**Written request:** Leaving out every picture, quote the data below exactly as it appears.

**Raw data:**
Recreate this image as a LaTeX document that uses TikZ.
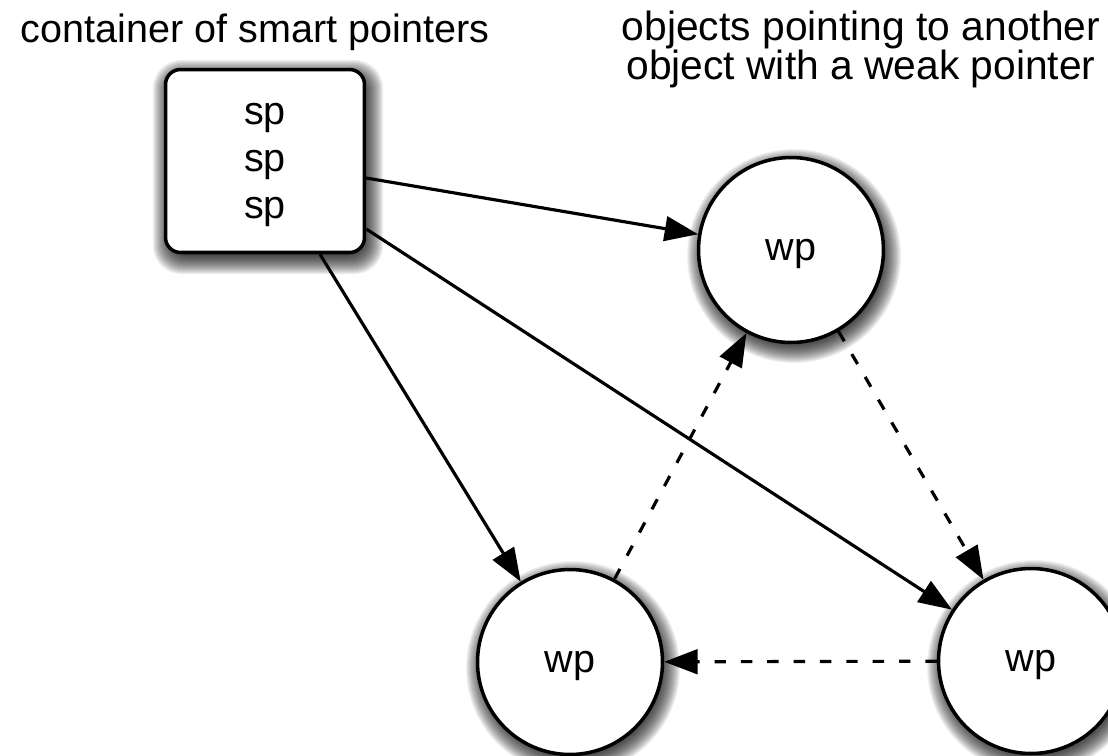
\documentclass[tikz,border=0pt]{standalone}
\usepackage{fontspec}
\setmainfont{Liberation Sans}
\usetikzlibrary{arrows.meta,calc,backgrounds}
\begin{document}
\begin{tikzpicture}[x=0.02cm,y=-0.02cm,
  txt/.style={font=\fontsize{22.5}{26.7}\selectfont},
  obj/.style={circle,draw,line width=2pt,fill=white,minimum size=3.7cm,inner sep=0pt,txt,text depth=0pt},
  cont/.style={rectangle,rounded corners=8.5pt,draw,line width=2pt,fill=white,minimum width=3.98cm,minimum height=3.66cm,inner sep=0pt,align=center,txt,text depth=-5pt},
  ptr/.style={line width=1.8pt,-{Triangle[length=19pt,width=14pt]}},
  weak/.style={ptr,dash pattern=on 6.5pt off 8.5pt},
  shadowlayer/.style={fill=black,opacity=0.06}]
\useasboundingbox (0,0) rectangle (1108,755);
\node[cont] (box) at (265,161) {sp\\sp\\sp};
\node[obj] (top) at (791,250) {wp};
\node[obj] (bl) at (570,662) {wp};
\node[obj] (br) at (1031,661) {wp};
\begin{scope}[on background layer]
  \foreach \k in {0,...,20}{
    \fill[shadowlayer] ($(top.center)+(3,6)$) circle[radius={93+\k-6}];
    \fill[shadowlayer] ($(bl.center)+(3,6)$) circle[radius={93+\k-6}];
    \fill[shadowlayer] ($(br.center)+(3,6)$) circle[radius={93+\k-6}];
    \fill[shadowlayer,rounded corners={(8.5+0.4*\k)*1pt}] ($(box.north west)+(9-\k,12-\k)$) rectangle ($(box.south east)+(\k-3,\k)$);
  }
\end{scope}
\node[txt,anchor=base] (t1) at (255,42) {container of smart pointers};
\node[font=\fontsize{23.2}{22.2}\selectfont,align=center] (t2) at (861,49) {objects pointing to another\\object with a weak pointer};
\draw[ptr] ($(box.east)+(0,17)$) -- (top);
\draw[ptr] ($(box.south)+(55,0)$) -- (bl);
\draw[ptr] ($(box.east)+(0,68)$) -- (br);
\draw[weak] (bl) -- (top);
\draw[weak] (top) -- (br);
\draw[weak] (br) -- (bl);
\end{tikzpicture}
\end{document}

**Task result:**
Recreate this image as a LaTeX document that uses TikZ.
\documentclass[tikz,border=0pt]{standalone}
\usepackage{fontspec}
\setmainfont{Liberation Sans}
\usetikzlibrary{arrows.meta,calc,backgrounds}
\begin{document}
\begin{tikzpicture}[x=0.02cm,y=-0.02cm,
  txt/.style={font=\fontsize{22.5}{26.7}\selectfont},
  obj/.style={circle,draw,line width=2pt,fill=white,minimum size=3.7cm,inner sep=0pt,txt,text depth=0pt},
  cont/.style={rectangle,rounded corners=8.5pt,draw,line width=2pt,fill=white,minimum width=3.98cm,minimum height=3.66cm,inner sep=0pt,align=center,txt,text depth=-5pt},
  ptr/.style={line width=1.8pt,-{Triangle[length=19pt,width=14pt]}},
  weak/.style={ptr,dash pattern=on 6.5pt off 8.5pt},
  shadowlayer/.style={fill=black,opacity=0.06}]
\useasboundingbox (0,0) rectangle (1108,755);
\node[cont] (box) at (265,161) {sp\\sp\\sp};
\node[obj] (top) at (791,250) {wp};
\node[obj] (bl) at (570,662) {wp};
\node[obj] (br) at (1031,661) {wp};
\begin{scope}[on background layer]
  \foreach \k in {0,...,20}{
    \fill[shadowlayer] ($(top.center)+(3,6)$) circle[radius={93+\k-6}];
    \fill[shadowlayer] ($(bl.center)+(3,6)$) circle[radius={93+\k-6}];
    \fill[shadowlayer] ($(br.center)+(3,6)$) circle[radius={93+\k-6}];
    \fill[shadowlayer,rounded corners={(8.5+0.4*\k)*1pt}] ($(box.north west)+(9-\k,12-\k)$) rectangle ($(box.south east)+(\k-3,\k)$);
  }
\end{scope}
\node[txt,anchor=base] (t1) at (255,42) {container of smart pointers};
\node[font=\fontsize{23.2}{22.2}\selectfont,align=center] (t2) at (861,49) {objects pointing to another\\object with a weak pointer};
\draw[ptr] ($(box.east)+(0,17)$) -- (top);
\draw[ptr] ($(box.south)+(55,0)$) -- (bl);
\draw[ptr] ($(box.east)+(0,68)$) -- (br);
\draw[weak] (bl) -- (top);
\draw[weak] (top) -- (br);
\draw[weak] (br) -- (bl);
\end{tikzpicture}
\end{document}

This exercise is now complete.